Dívidas ocultas: Acordo e recurso podem afetar julgamento
2 de outubro de 2023O início do julgamento do processo das dívidas ocultas de Moçambique está marcado para hoje (02.10) em Londres, mas a sua realização é incerta devido ao acordo extrajudicial alcançado no domingo com o Credit Suisse e ao recurso sobre a imunidade do Presidente Filipe Nyusi.
O Grupo UBS, dono do Credit Suisse, anunciou que o acordo também abrange os restantes credores, sem adiantar mais pormenores sobre o valor do acordo, mas no sábado a agência Bloomberg noticiou que o grupo suíço estava a oferecer até 100 milhões de dólares (cerca de 94 milhões de euros) para deixar cair o processo contra o banco.
"As partes libertaram-se mutuamente de qualquer passivo e reivindicações relacionadas com as transações", referiu o banco, que foi comprado, em junho, pelo grupo.
O Ministério da Economia e Finanças de Moçambique anunciou para hoje uma conferência de imprensa conjunta com a Procuradoria-Geral da República (PGR) durante a qual se pronunciará sobre a ação do Estado, em Londres, contra o Credit Suisse.
Recurso contra imunidade do PR
O julgamento seria o culminar de quase quatro anos de litígio na justiça britânica, à qual o país africano recorreu alegando suborno, conspiração para lesar por meios ilícitos e assistência desonesta para anular dívidas e reclamar compensação financeira no valor de milhões de dólares.
Na sexta-feira, o Tribunal de Recurso autorizou o grupo naval Privinvest a recorrer de uma decisão que tinha reconhecido ao Presidente moçambicano Filipe Nyusi imunidade deste caso.
"Se o julgamento deve ou não ser adiado deve, portanto, depender do facto de qualquer parte solicitar e, obviamente, da opinião ponderada do juiz sobre se tal adiamento deve ser concedido.
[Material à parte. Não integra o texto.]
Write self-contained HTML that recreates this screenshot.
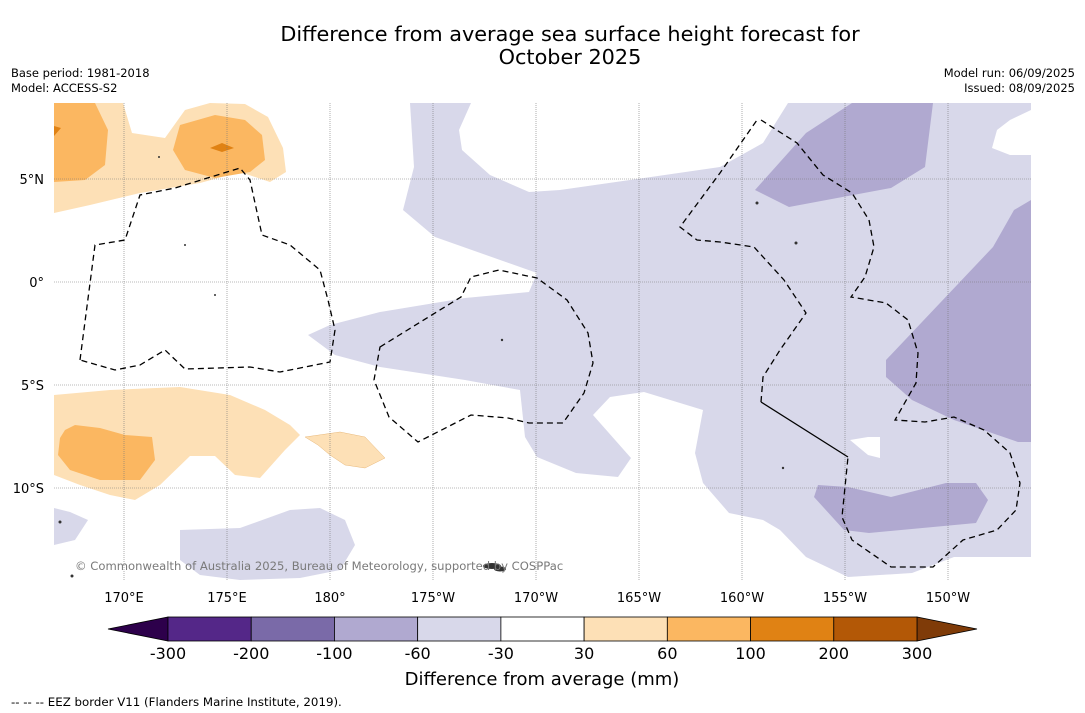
<!DOCTYPE html>
<html><head><meta charset="utf-8">
<style>
body{margin:0;background:#fff;font-family:"DejaVu Sans","Liberation Sans",sans-serif;}
#root{position:relative;width:1085px;height:713px;overflow:hidden;background:#fff}
.t{position:absolute;white-space:nowrap;color:#000}
svg text{font-family:"DejaVu Sans","Liberation Sans",sans-serif}
</style></head>
<body>
<div id="root">
<div class="t" style="left:0;width:1140px;text-align:center;top:23px;font-size:20.8px;line-height:23px">Difference from average sea surface height forecast for<br>October 2025</div>
<div class="t" style="left:11px;top:66px;font-size:11.5px;line-height:15px">Base period: 1981-2018<br>Model: ACCESS-S2</div>
<div class="t" style="right:10px;top:66px;font-size:11.5px;line-height:15px;text-align:right">Model run: 06/09/2025<br>Issued: 08/09/2025</div>
<svg id="svg" width="1085" height="713" style="position:absolute;left:0;top:0">
<defs><clipPath id="mc"><rect x="54" y="103" width="977" height="477"/></clipPath></defs>
<g clip-path="url(#mc)">
<g id="fills">
<path fill="#d8d8ea" d="M410,103 L1031,103 L1031,557 L954,557 L912,573 L848,577 L806,557 L780,530 L763,520 L729,513 L703,483 L695,453 L703,410 L644,392 L610,397 L593,415 L631,458 L618,477 L576,473 L537,457 L525,437 L520,390 L465,380 L380,367 L335,355 L308,335 L330,325 L380,312 L465,298 L529,292 L537,273 L435,237 L403,210 L414,167 Z"/>
<path fill="#fff" d="M471,103 L459,130 L462,150 L490,175 L529,192 L560,190 L644,178 L720,167 L763,143 L788,103 Z"/>
<path fill="#fff" d="M1031,110 L1010,120 L997,130 L992,148 L1010,155 L1031,155 Z"/>
<path fill="#fff" d="M850,440 L868,437 L880,437 L880,458 L868,455 Z"/>
<path fill="#b0a9d0" d="M852,103 L933,103 L925,167 L891,188 L789,207 L755,190 L806,133 Z"/>
<path fill="#b0a9d0" d="M1031,200 L1014,210 L993,247 L886,360 L886,377 L912,400 L954,420 L1018,442 L1031,442 Z"/>
<path fill="#b0a9d0" d="M818,485 L814,497 L844,530 L869,533 L976,523 L988,500 L976,483 L946,483 L891,497 L848,487 Z"/>
<path fill="#d8d8ea" d="M180,530 L240,528 L290,510 L320,508 L345,520 L355,545 L340,570 L300,578 L240,580 L200,575 L180,560 Z"/>
<path fill="#d8d8ea" d="M54,508 L70,512 L88,520 L75,540 L54,545 Z"/>
<path fill="#fde0b6" d="M54,103 L123,103 L132,133 L165,138 L185,110 L210,103 L245,104 L268,117 L283,148 L286,172 L270,182 L240,172 L200,183 L140,193 L90,205 L54,213 Z"/>
<path fill="#fbb761" d="M54,103 L95,103 L108,130 L105,165 L85,180 L54,182 Z"/>
<path fill="#fbb761" d="M180,125 L215,115 L245,120 L262,135 L265,160 L250,172 L215,178 L185,170 L173,150 Z"/>
<path fill="#e08214" d="M210,148 L222,143 L234,148 L222,152 Z M54,126 L61,128 L54,136 Z"/>
<path fill="#fde0b6" d="M54,395 L110,390 L180,387 L230,395 L265,410 L290,425 L300,435 L285,450 L260,478 L235,475 L215,456 L190,456 L160,485 L135,500 L110,495 L80,485 L54,475 Z"/>
<path fill="#fbb761" d="M65,430 L75,425 L100,428 L125,435 L152,437 L155,460 L140,480 L100,480 L70,470 L58,455 L60,438 Z"/>
<path fill="#fde0b6" stroke="#e8b87a" stroke-width="0.5" d="M305,437 L340,432 L365,437 L385,458 L365,468 L345,465 L330,455 L318,445 Z"/>
</g>
<g id="grid"></g>
<g fill="none" stroke="#000" stroke-width="1.3" stroke-dasharray="6,4">
<path d="M80,360 L95,245 L125,240 L140,195 L175,188 L240,168 L250,180 L262,235 L290,245 L320,270 L328,300 L335,330 L330,362 L280,372 L250,367 L185,369 L165,350 L140,365 L115,370 Z"/>
<path d="M380,347 L461,297 L471,277 L499,270 L537,278 L567,300 L588,333 L593,363 L584,393 L563,423 L529,423 L508,418 L471,415 L418,442 L389,417 L374,380 Z"/>
<path d="M761,120 L797,143 L823,175 L852,193 L869,220 L874,247 L865,277 L851,297 L886,303 L908,320 L918,353 L916,383 L895,420 L925,422 L954,417 L984,430 L1010,453 L1020,483 L1016,510 L997,530 L963,540 L933,567 L891,567 L852,540 L842,517 L848,457 M761,402 L763,377 L780,350 L806,313 L784,280 L754,247 L720,242 L697,240 L680,227 L720,173 L757,120"/>
<path stroke-dasharray="none" d="M848,457 L761,402"/>
</g>
<g fill="#333">
<ellipse cx="492" cy="566" rx="9" ry="3"/><ellipse cx="500" cy="569" rx="6" ry="2.5"/>
<circle cx="757" cy="203" r="1.5"/><circle cx="796" cy="243" r="1.5"/><circle cx="502" cy="340" r="1.2"/>
<circle cx="60" cy="522" r="1.5"/><circle cx="72" cy="576" r="1.5"/><circle cx="159" cy="157" r="1"/>
<circle cx="185" cy="245" r="1"/><circle cx="215" cy="295" r="1"/><circle cx="783" cy="468" r="1.2"/>
</g>
</g>
<text x="75" y="570" font-size="11.6" fill="#7a7a7a">© Commonwealth of Australia 2025, Bureau of Meteorology, supported by COSPPac</text>
<g id="axes"></g>
<g id="cbar"></g>
<text x="542" y="685" text-anchor="middle" font-size="18">Difference from average (mm)</text>
<text x="11" y="706" font-size="11.8">--  --  -- EEZ border V11 (Flanders Marine Institute, 2019).</text>
</svg>
</div>
<script>
const lonTicks=[170,175,180,185,190,195,200,205,210];
const lonLabels=["170°E","175°E","180°","175°W","170°W","165°W","160°W","155°W","150°W"];
const latTicks=[5,0,-5,-10];
const latLabels=["5°N","0°","5°S","10°S"];
const cbarBounds=["-300","-200","-100","-60","-30","30","60","100","200","300"];
const cbarColors=["#542788","#7a6aa8","#b0a9d0","#d8d8ea","#ffffff","#fde0b6","#fbb761","#e08214","#b35806"];
const cbarExtend=["#2d004b","#7f3b08"];
const NS="http://www.w3.org/2000/svg";
const xLon=l=>124+(l-170)*20.6;
const yLat=l=>282-l*20.6;
function mk(tag,attrs,parent){const e=document.createElementNS(NS,tag);for(const k in attrs)e.setAttribute(k,attrs[k]);parent.appendChild(e);return e;}
const grid=document.getElementById('grid'),axes=document.getElementById('axes');
lonTicks.forEach((l,i)=>{
 const x=xLon(l);
 const ln=mk('line',{x1:x,x2:x,y1:103,y2:580,stroke:'#777','stroke-width':0.6,'stroke-dasharray':'1,1'},grid);
 
 
 const t=mk('text',{x:x,y:602,'text-anchor':'middle','font-size':13},axes);
 t.textContent=lonLabels[i];
 
 
});
latTicks.forEach((l,i)=>{
 const y=yLat(l);
 const ln=mk('line',{x1:54,x2:1031,y1:y,y2:y,stroke:'#777','stroke-width':0.6,'stroke-dasharray':'1,1'},grid);
 
 
 const t=mk('text',{x:44,y:y+5,'text-anchor':'end','font-size':13},axes);
 t.textContent=latLabels[i];
 
 
});
const cb=document.getElementById('cbar');
const cx0=168,cx1=917,cy=617,ch=24,n=cbarColors.length,w=(cx1-cx0)/n;
const lt=mk('polygon',{points:`108,${cy+ch/2} ${cx0},${cy} ${cx0},${cy+ch}`,fill:cbarExtend[0],stroke:'#000','stroke-width':0.8},cb);


const rt=mk('polygon',{points:`977,${cy+ch/2} ${cx1},${cy} ${cx1},${cy+ch}`,fill:cbarExtend[1],stroke:'#000','stroke-width':0.8},cb);


cbarColors.forEach((c,i)=>{
 const r=mk('rect',{x:cx0+i*w,y:cy,width:w,height:ch,fill:c,stroke:'#000','stroke-width':0.8},cb);
 
 
});
cbarBounds.forEach((b,i)=>{
 const t=mk('text',{x:cx0+i*w,y:659,'text-anchor':'middle','font-size':16},cb);
 t.textContent=b;
 
 
});
</script>
</body></html>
Esta questão cabe-lhe a ele", referiu a juíza Elizabeth Laing na decisão.
Quatro anos de litígio em Londres
O processo no Tribunal Comercial de Londres, parte do Tribunal Superior [High Court], começou em 2019.
A Procuradoria-Geral da República (PGR), em nome do Estado moçambicano, iniciou uma ação judicial para a anulação das garantias dadas sobre um empréstimo ao banco Credit Suisse em nome da empresa estatal ProIndicus, no valor de 622 milhões de dólares (589 milhões de euros no câmbio atual), bem como de outras despesas associadas.
O país africano reclama também a indemnização por "perdas macroeconómicas" superiores a mil milhões de dólares (950 milhões de euros) resultantes da crise financeira criada pela suspensão do financiamento do Fundo Monetário Internacional e outros doadores internacionais, segundo cálculos revelados em tribunal por advogados que representam a PGR.
Moçambique alega que o país foi vítima de uma conspiração e que a Privinvest e o proprietário, Iskandar Safa, pagaram subornos superiores a 136 milhões de dólares (127 milhões de euros) a altos funcionários moçambicanos e do Credit Suisse envolvidos nas negociações.
Dos barcos de pesca aos tribunais
O caso remonta a 2013 e 2014, quando o então ministro das Finanças moçambicano Manuel Chang aprovou, à revelia do Parlamento, empréstimos de três empresas estatais moçambicanas (Proinducus, Ematus e MAM) aos bancos Credit Suisse e VTB para financiar a compra de barcos para a pesca do atum e equipamento de segurança marítima.
Descoberto em 2016, o caso ficou conhecido por "dívidas ocultas", as quais foram estimadas em cerca de 2,7 mil milhões de dólares (2,5 mil milhões de euros), segundo o Ministério Público moçambicano, e originou processos judiciais nos Estados Unidos e em Moçambique.
A PGR de Moçambique argumenta que as garantias oficiais dadas para autorizar os empréstimos não devem ser consideradas válidas porque terão sido obtidas através de corrupção.
Tanto o Credit Suisse como a Privinvest negam irregularidades ou responsabilidade sobre eventuais pagamentos ilícitos.
Em 2021, o banco suíço foi multado pelos supervisores financeiros dos EUA, Reino Unido e Suíça em 475 milhões de libras (450 milhões de euros) por falhas em identificar o risco de suborno e perdoou 200 milhões de dólares (190 milhões de euros) da dívida de Moçambique.
O julgamento abrange 11 processos e arbitragens relacionadas, incluindo do Banco Comercial Português, que forneceu parte dos fundos, o banco russo VTB e de outros investidores e instituições financeiras que se sentem lesados.